Doug Harris’ YOU comma Idiot is a very different kind of book, a blistering social satire set in Montreal, which frequently had me laughing out loud. It’s also a tour de force of second-person narration. By the second sentence (“You’re the kind of guy who rehearses a conversation fifty times in your head and then blows it when it’s for real”), I found myself implicated in the insistent “calls into being” produced by the novel’s unusual narrative voice; that is to say, it seemed, at first, as if the novel was supposed to be about me, unnervingly calling me into existence as its self-loathing protagonist. This is disconcerting, but is also an effective opening strategy. While it’s soon clear that the “you” is not the reader, but drug-dealing layabout Lee Goodstone, his second-person voice nevertheless conveys the sense that this drifting loser is desperately trying to call himself into existence, or at least into an existence with more meaning than the one he’s caught in; he no more wants to be who he is than the reader does. A related effect of this narrative style is that Lee always seems to be looking in at himself from the outside, never fully able to be himself.

Near the end of the novel, after Lee’s life has been disrupted by a series of events that threaten media exposure of his drug dealing, he finally seems prepared to take responsibility for himself and his past. However, Harris saves the plot from mawkishness by reminding us that Lee, as likeable as he is in many respects, remains a significantly flawed person: the story concludes with Lee and an estranged friend becoming reconciled by inflicting a revenge beating on one of Lee’s drug-dealing rivals. While satirical, this final image of masculine friendships being defined and sustained through violence is nevertheless a disturbing place to close.

Marko Sijan’s Mongrel is even more disturbing in the links it draws between violence and unexamined masculinity (and between violence and race, and ethnicity, and nation, and homophobia, and misogyny, and arousal . . .). Sijan’s novel is breathtaking in the seemingly effortless arcs it draws between, as just a few examples, high school bullying, the Holocaust, teenage consumption of pornography, hostilities between Serbs and Croats, sexually fetishized violence, American imperialism, and even Quebec politics and separatism. Furthermore, these connections sneak up on the reader, with the inextricably complex interrelations between such forces becoming evermore apparent and oppressive as the narrative grinds to its brutal conclusion. Perhaps most devastating, these larger, comparatively abstract concerns are revealed through the gradual unfolding of the interconnected, day-to-day lives of the novel’s five separate multi-ethnic teenaged narrators and their friends, all of whom are high school students in Windsor, Ontario.

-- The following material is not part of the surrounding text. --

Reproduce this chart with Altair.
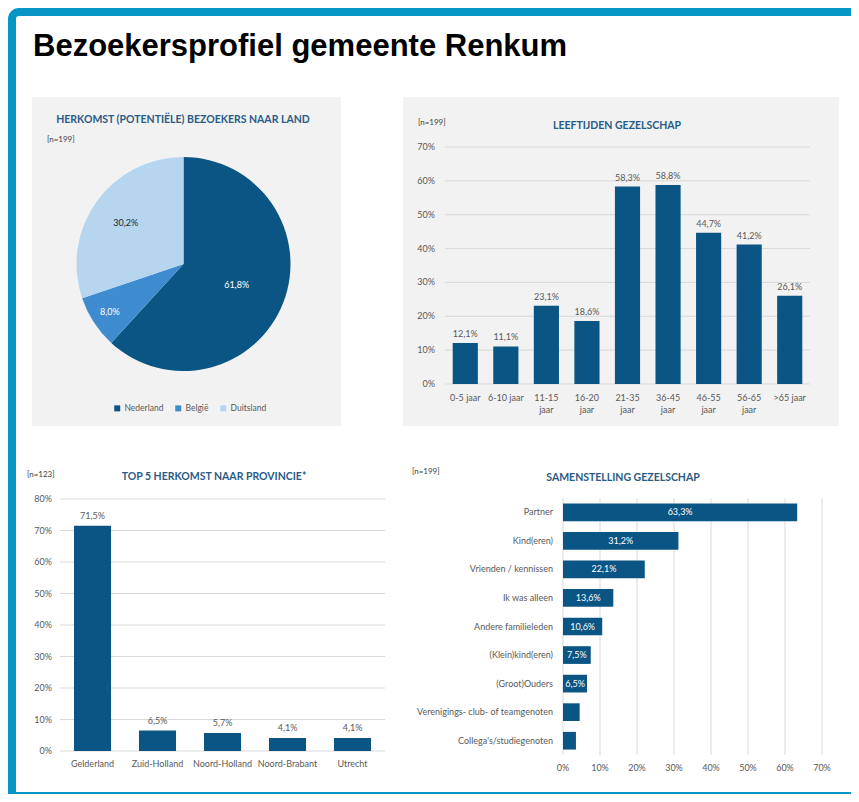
import math
import altair as alt
import pandas as pd

# ---------------- data ----------------
land_names = ["Nederland", "België", "Duitsland"]
land_values = [61.8, 8.0, 30.2]

age_groups = ["0-5 jaar", "6-10 jaar", "11-15 jaar", "16-20 jaar", "21-35 jaar",
              "36-45 jaar", "46-55 jaar", "56-65 jaar", ">65 jaar"]
age_values = [12.1, 11.1, 23.1, 18.6, 58.3, 58.8, 44.7, 41.2, 26.1]
age_ticks = [0, 10, 20, 30, 40, 50, 60, 70]

provinces = ["Gelderland", "Zuid-Holland", "Noord-Holland", "Noord-Brabant", "Utrecht"]
province_values = [71.5, 6.5, 5.7, 4.1, 4.1]
province_ticks = [0, 10, 20, 30, 40, 50, 60, 70, 80]

company = ["Partner", "Kind(eren)", "Vrienden / kennissen", "Ik was alleen",
           "Andere familieleden", "(Klein)kind(eren)", "(Groot)Ouders",
           "Verenigings- club- of teamgenoten", "Collega's/studiegenoten"]
company_values = [63.3, 31.2, 22.1, 13.6, 10.6, 7.5, 6.5, 4.5, 3.5]
company_ticks = [0, 10, 20, 30, 40, 50, 60, 70]

# ---------------- style ----------------
W, H = 843, 786
FONT = "Lato"
DARK = "#0b5584"
MID = "#3f8bd0"
LIGHT = "#b6d5ef"
GRID = "#d9d9d9"
TXT = "#595959"
HEAD = "#2a5b86"
PANEL = "#f2f2f2"
FRAME = "#0796c5"
FS = 9
FMT = "replace(format(datum.v, '.1f'), '.', ',') + '%'"

one = pd.DataFrame({"k": [0]})


def box(x, y, x2, y2, **kw):
    return alt.Chart(one).mark_rect(**kw).encode(
        x=alt.value(x), y=alt.value(y), x2=alt.value(x2), y2=alt.value(y2))


def label(text, x, y, **kw):
    return alt.Chart(pd.DataFrame({"t": [text]})).mark_text(**kw).encode(
        text="t:N", x=alt.value(x), y=alt.value(y))


layers = []

# frame
layers.append(box(4, 4, W + 40, H + 40, filled=False, stroke=FRAME, strokeWidth=8, cornerRadius=7))
layers.append(box(0, H - 2, W, H, color=FRAME))
layers.append(label("Bezoekersprofiel gemeente Renkum", 25, 48, align="left", baseline="alphabetic",
                    font="Liberation Sans", fontSize=31, fontWeight="bold", color="#000000"))

# ---------------- panel 1: pie ----------------
layers.append(box(24, 89, 333, 418, color=PANEL))
layers.append(label("HERKOMST (POTENTIËLE) BEZOEKERS NAAR LAND", 175, 112, align="center", baseline="middle",
                    font=FONT, fontSize=10.5, fontWeight="bold", color=HEAD))
layers.append(label("[n=199]", 39, 132, align="left", baseline="middle", font=FONT, fontSize=8, color="#404040"))

pie_df = pd.DataFrame({"land": land_names, "v": land_values, "i": list(range(len(land_names)))})
layers.append(alt.Chart(pie_df).mark_arc(outerRadius=107).encode(
    theta=alt.Theta("v:Q", stack=True),
    order=alt.Order("i:Q"),
    x=alt.value(175.5), y=alt.value(256),
    color=alt.Color("land:N", scale=alt.Scale(domain=land_names, range=[DARK, MID, LIGHT]),
                    legend=alt.Legend(title=None, orient="none", legendX=105, legendY=396,
                                      direction="horizontal", symbolType="square", symbolSize=36,
                                      symbolStrokeWidth=0, labelFontSize=8.5, labelColor=TXT,
                                      labelFont=FONT, columnPadding=10, padding=0, labelOffset=3))))
layers.append(alt.Chart(pie_df)
              .transform_window(cum="sum(v)", sort=[alt.SortField("i")], frame=[None, 0])
              .transform_calculate(mid="datum.cum - datum.v / 2", lab=FMT,
                                   r="datum.v > 50 ? 57 : (datum.v < 10 ? 88 : 71)")
              .mark_text(font=FONT, fontSize=FS).encode(
    theta=alt.Theta("mid:Q", stack=None,
                    scale=alt.Scale(domain=[0, sum(land_values)], range=[0, 2 * math.pi])),
    radius=alt.Radius("r:Q", scale=None),
    x=alt.value(175.5), y=alt.value(256),
    text="lab:N",
    color=alt.condition("datum.land == 'Duitsland'", alt.value("#262626"), alt.value("#ffffff"))))

# ---------------- panel 2: ages ----------------
layers.append(box(395, 89, 831, 418, color=PANEL))
layers.append(label("[n=199]", 410, 115, align="left", baseline="middle", font=FONT, fontSize=8, color="#404040"))
layers.append(label("LEEFTIJDEN GEZELSCHAP", 609, 118, align="center", baseline="middle",
                    font=FONT, fontSize=10.5, fontWeight="bold", color=HEAD))

y2s = alt.Scale(domain=[0, 70], range=[376, 139], nice=False)
x2s = alt.Scale(domain=age_groups, range=[437, 802], paddingInner=0.38, paddingOuter=0.19)
age_df = pd.DataFrame({"g": age_groups, "v": age_values})
t2 = pd.DataFrame({"t": age_ticks})
layers.append(alt.Chart(t2).mark_rule(color=GRID, strokeWidth=1).encode(
    y=alt.Y("t:Q", scale=y2s, axis=None), x=alt.value(437), x2=alt.value(802)))
layers.append(alt.Chart(t2).mark_text(align="right", baseline="middle", font=FONT, fontSize=FS, color=TXT)
              .transform_calculate(lab="datum.t + '%'").encode(
    y=alt.Y("t:Q", scale=y2s, axis=None), x=alt.value(427), text="lab:N"))
layers.append(alt.Chart(age_df).mark_bar(color=DARK).encode(
    x=alt.X("g:N", scale=x2s, axis=None), y=alt.Y("v:Q", scale=y2s, axis=None)))
layers.append(alt.Chart(age_df).mark_text(baseline="bottom", dy=-4, font=FONT, fontSize=FS, color=TXT)
              .transform_calculate(lab=FMT).encode(
    x=alt.X("g:N", scale=x2s, axis=None), y=alt.Y("v:Q", scale=y2s, axis=None), text="lab:N"))
layers.append(alt.Chart(age_df).mark_text(baseline="top", lineHeight=12, font=FONT, fontSize=FS, color=TXT)
              .transform_calculate(lab="length(datum.g) >= 10 ? split(datum.g, ' ') : datum.g").encode(
    x=alt.X("g:N", scale=x2s, axis=None), y=alt.value(386), text="lab:N"))

# ---------------- panel 3: provinces ----------------
layers.append(label("[n=123]", 19, 467, align="left", baseline="middle", font=FONT, fontSize=8, color="#404040"))
layers.append(label("TOP 5 HERKOMST NAAR PROVINCIE*", 206, 469, align="center", baseline="middle",
                    font=FONT, fontSize=10.5, fontWeight="bold", color=HEAD))
y3s = alt.Scale(domain=[0, 80], range=[743, 491], nice=False)
x3s = alt.Scale(domain=provinces, range=[52, 377], paddingInner=0.43, paddingOuter=0.215)
prov_df = pd.DataFrame({"p": provinces, "v": province_values})
t3 = pd.DataFrame({"t": province_ticks})
layers.append(alt.Chart(t3).mark_rule(color=GRID, strokeWidth=1).encode(
    y=alt.Y("t:Q", scale=y3s, axis=None), x=alt.value(52), x2=alt.value(377)))
layers.append(alt.Chart(t3).mark_text(align="right", baseline="middle", font=FONT, fontSize=FS, color=TXT)
              .transform_calculate(lab="datum.t + '%'").encode(
    y=alt.Y("t:Q", scale=y3s, axis=None), x=alt.value(44), text="lab:N"))
layers.append(alt.Chart(prov_df).mark_bar(color=DARK).encode(
    x=alt.X("p:N", scale=x3s, axis=None), y=alt.Y("v:Q", scale=y3s, axis=None)))
layers.append(alt.Chart(prov_df).mark_text(baseline="bottom", dy=-5, font=FONT, fontSize=FS, color=TXT)
              .transform_calculate(lab=FMT).encode(
    x=alt.X("p:N", scale=x3s, axis=None), y=alt.Y("v:Q", scale=y3s, axis=None), text="lab:N"))
layers.append(alt.Chart(prov_df).mark_text(baseline="middle", font=FONT, fontSize=FS, color=TXT).encode(
    x=alt.X("p:N", scale=x3s, axis=None), y=alt.value(756), text="p:N"))

# ---------------- panel 4: company ----------------
layers.append(label("[n=199]", 404, 464, align="left", baseline="middle", font=FONT, fontSize=8, color="#404040"))
layers.append(label("SAMENSTELLING GEZELSCHAP", 615, 470, align="center", baseline="middle",
                    font=FONT, fontSize=10.5, fontWeight="bold", color=HEAD))
x4s = alt.Scale(domain=[0, 70], range=[555, 814], nice=False)
y4s = alt.Scale(domain=company, range=[490, 747], paddingInner=0.38, paddingOuter=0.19)
comp_df = pd.DataFrame({"c": company, "v": company_values})
t4 = pd.DataFrame({"t": company_ticks})
layers.append(alt.Chart(t4).mark_rule(color=GRID, strokeWidth=1).encode(
    x=alt.X("t:Q", scale=x4s, axis=None), y=alt.value(490), y2=alt.value(747)))
layers.append(alt.Chart(t4).mark_text(align="center", baseline="middle", font=FONT, fontSize=FS, color=TXT)
              .transform_calculate(lab="datum.t + '%'").encode(
    x=alt.X("t:Q", scale=x4s, axis=None), y=alt.value(760), text="lab:N"))
layers.append(alt.Chart(comp_df).mark_bar(color=DARK).encode(
    y=alt.Y("c:N", scale=y4s, axis=None), x=alt.X("v:Q", scale=x4s, axis=None)))
layers.append(alt.Chart(comp_df).mark_text(align="center", baseline="middle", font=FONT, fontSize=FS, color="#ffffff")
              .transform_filter("datum.v >= 5")
              .transform_calculate(lab=FMT, half="datum.v / 2").encode(
    y=alt.Y("c:N", scale=y4s, axis=None), x=alt.X("half:Q", scale=x4s, axis=None), text="lab:N"))
layers.append(alt.Chart(comp_df).mark_text(align="right", baseline="middle", font=FONT, fontSize=FS, color=TXT).encode(
    y=alt.Y("c:N", scale=y4s, axis=None), x=alt.value(545), text="c:N"))

chart = alt.layer(*layers).resolve_scale(
    x="independent", y="independent", theta="independent", radius="independent", color="independent"
).properties(width=W, height=H, padding=0, autosize="none", background="#ffffff"
).configure_view(stroke=None)

chart.save("out.html", embed_options={"renderer": "svg", "actions": False})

Multicultural Canadian youths thus emerge as emblems of large-scale failures of human ethics and morality, both historical and contemporary, and as agents for the continued perpetration and perpetuation of such failures. This, of course, is not how we like to think about youth—or Canadian multiculturalism.

Sijan’s novel is a remarkable achievement, a powerful and disturbing commentary on contemporary Canadian culture and on our sense of our place in the world. However, I cannot say I enjoyed reading it (and suspect I wasn’t supposed to). Its characters are self-obsessed, ignorant, and self-destructive. As a whole, it is brutal, violent, and vicious. Read it at your peril.